A couple mornings ago, some words popped into my head while I pruned spent roses. I rolled the words around on my mental tongue and realized I had a pretty good opening line, but no other lines came to me as I worked. When I came back inside, I sat down to research my next poetry form for the Creativity Workshop, but I just couldn’t concentrate. I closed the book and started to get up from the table. Instead, that line came back to me and I reached for my pen and legal pad.
I wrote down that first line and the floodgates opened. Out gushed two whole pages, as fast as I could write. It was spontaneous writing, and not half bad, but I wasn’t ready to look at it too closely yet. I didn’t even know what I had written. Flash story? Some form of poem?

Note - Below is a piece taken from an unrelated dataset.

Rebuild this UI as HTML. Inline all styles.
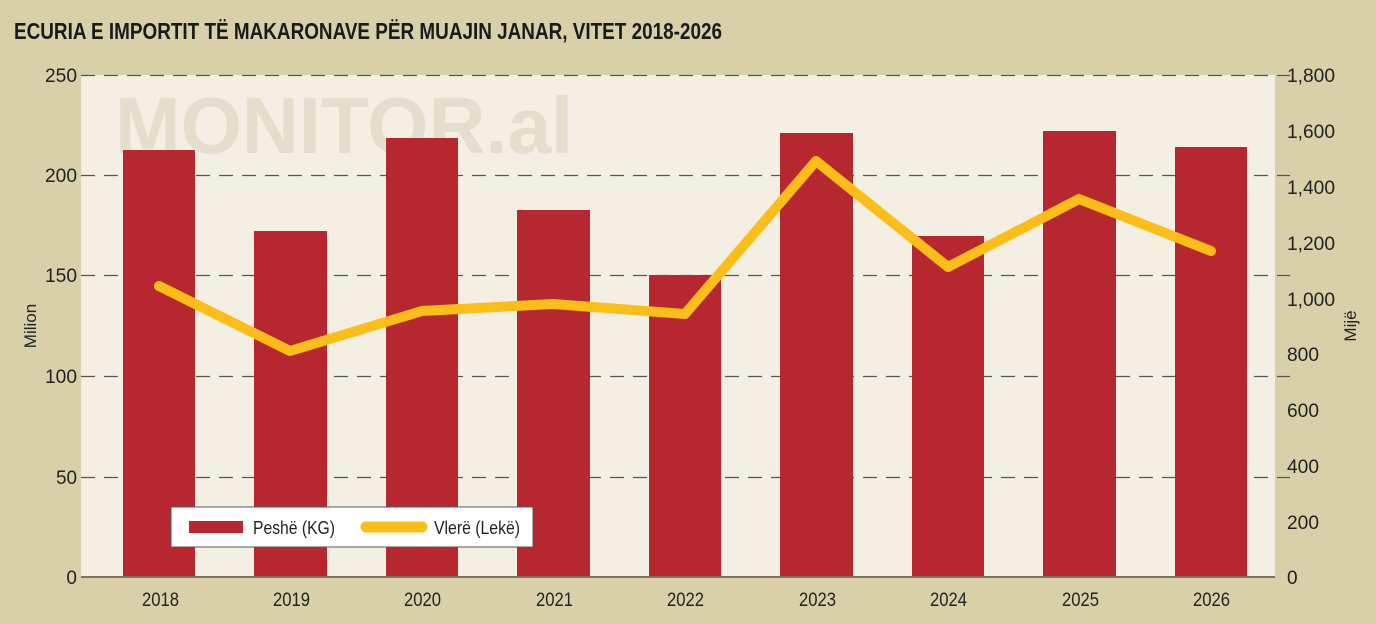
<!DOCTYPE html>
<html><head><meta charset="utf-8"><style>
html,body{margin:0;padding:0;background:#d9d0aa;}
svg{display:block;font-family:"Liberation Sans",sans-serif;}
</style></head><body>
<svg width="1376" height="624" viewBox="0 0 1376 624">
<rect width="1376" height="624" fill="#d9d0aa"/>
<text x="14" y="39" font-size="23" font-weight="bold" fill="#1a1a1a" textLength="708" lengthAdjust="spacingAndGlyphs">ECURIA E IMPORTIT TË MAKARONAVE PËR MUAJIN JANAR, VITET 2018-2026</text>
<rect x="81" y="75" width="1194" height="502" fill="#f3efe2"/>
<text x="115" y="153" font-size="80" font-weight="bold" fill="#e4dfcd" textLength="458" lengthAdjust="spacingAndGlyphs">MONITOR.al</text>
<g stroke="#555" stroke-width="1.2" stroke-dasharray="14,9">
<line x1="81" y1="75.5" x2="1290" y2="75.5"/>
<line x1="81" y1="175.5" x2="1290" y2="175.5"/>
<line x1="81" y1="275.5" x2="1290" y2="275.5"/>
<line x1="81" y1="376.5" x2="1290" y2="376.5"/>
<line x1="81" y1="477.5" x2="1290" y2="477.5"/>
</g>
<g fill="#b72730">
<rect x="123" y="150" width="72" height="427"/>
<rect x="254" y="231" width="73" height="346"/>
<rect x="386" y="138" width="72" height="439"/>
<rect x="517" y="210" width="73" height="367"/>
<rect x="649" y="275" width="72" height="302"/>
<rect x="780" y="133" width="73" height="444"/>
<rect x="912" y="236" width="72" height="341"/>
<rect x="1043" y="131" width="73" height="446"/>
<rect x="1175" y="147" width="72" height="430"/>
</g>
<polyline points="159,286 290,351 422,311 553,304 685,314 816,161 948,267 1079,199 1211,251" fill="none" stroke="#fbbd18" stroke-width="10" stroke-linejoin="round" stroke-linecap="round"/>
<line x1="81" y1="577" x2="1275" y2="577" stroke="#7a7468" stroke-width="2"/>
<g font-size="19" fill="#222" text-anchor="end">
<text x="77" y="82" textLength="32" lengthAdjust="spacingAndGlyphs">250</text><text x="77" y="182" textLength="32" lengthAdjust="spacingAndGlyphs">200</text><text x="77" y="282" textLength="32" lengthAdjust="spacingAndGlyphs">150</text>
<text x="77" y="383" textLength="32" lengthAdjust="spacingAndGlyphs">100</text><text x="77" y="484" textLength="21" lengthAdjust="spacingAndGlyphs">50</text><text x="77" y="584">0</text>
</g>
<g font-size="19" fill="#222" text-anchor="start">
<text x="1287" y="82" textLength="48" lengthAdjust="spacingAndGlyphs">1,800</text><text x="1287" y="138" textLength="48" lengthAdjust="spacingAndGlyphs">1,600</text><text x="1287" y="194" textLength="48" lengthAdjust="spacingAndGlyphs">1,400</text>
<text x="1287" y="250" textLength="48" lengthAdjust="spacingAndGlyphs">1,200</text><text x="1287" y="306" textLength="48" lengthAdjust="spacingAndGlyphs">1,000</text><text x="1287" y="361" textLength="32" lengthAdjust="spacingAndGlyphs">800</text>
<text x="1287" y="417" textLength="32" lengthAdjust="spacingAndGlyphs">600</text><text x="1287" y="473" textLength="32" lengthAdjust="spacingAndGlyphs">400</text><text x="1287" y="529" textLength="32" lengthAdjust="spacingAndGlyphs">200</text><text x="1287" y="584">0</text>
</g>
<g font-size="19" fill="#222">
<text x="142" y="606" textLength="37" lengthAdjust="spacingAndGlyphs">2018</text><text x="273" y="606" textLength="37" lengthAdjust="spacingAndGlyphs">2019</text><text x="404" y="606" textLength="37" lengthAdjust="spacingAndGlyphs">2020</text>
<text x="536" y="606" textLength="37" lengthAdjust="spacingAndGlyphs">2021</text><text x="667" y="606" textLength="37" lengthAdjust="spacingAndGlyphs">2022</text><text x="799" y="606" textLength="37" lengthAdjust="spacingAndGlyphs">2023</text>
<text x="930" y="606" textLength="37" lengthAdjust="spacingAndGlyphs">2024</text><text x="1062" y="606" textLength="37" lengthAdjust="spacingAndGlyphs">2025</text><text x="1193" y="606" textLength="37" lengthAdjust="spacingAndGlyphs">2026</text>
</g>
<text transform="translate(36,326) rotate(-90)" font-size="17" fill="#222" text-anchor="middle">Milion</text>
<text transform="translate(1356,326) rotate(-90)" font-size="17" fill="#222" text-anchor="middle">Mijë</text>
<rect x="171" y="507" width="362" height="40" fill="#fff" stroke="#555" stroke-width="1"/>
<rect x="189" y="521" width="54" height="12" fill="#b72730"/>
<text x="253" y="534" font-size="18" fill="#222" textLength="82" lengthAdjust="spacingAndGlyphs">Peshë (KG)</text>
<line x1="366" y1="527" x2="422" y2="527" stroke="#fbbd18" stroke-width="11" stroke-linecap="round"/>
<text x="434" y="534" font-size="18" fill="#222" textLength="86" lengthAdjust="spacingAndGlyphs">Vlerë (Lekë)</text>
</svg>
</body></html>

This writing experience felt magical because it was not how I usually work. I didn’t sit down, close my eyes, and wait to see a scene or hear a conversation. I just wrote it down, then set it aside, to get a little distance. Later that night, as I washed dishes I thought about the piece. I had written from the viewpoint of a woman caught up in a relationship and trying to sort out her feelings. The voice seemed familiar. After I put away the last dish, I re-read what I’d written. Each stanza(?), paragraph(?) started with a you said/I thought statement, and as I read those my eyes widened. Then I laughed.
These words could very well have been a conversation Meredith, a character from my recently completed novel, might have had with herself. I believe, in my subconscious, she did. That’s why it poured out so effortlessly. I just feel a little stupid that I didn’t see this while I was writing it.
I love these little surprise gifts, don’t you?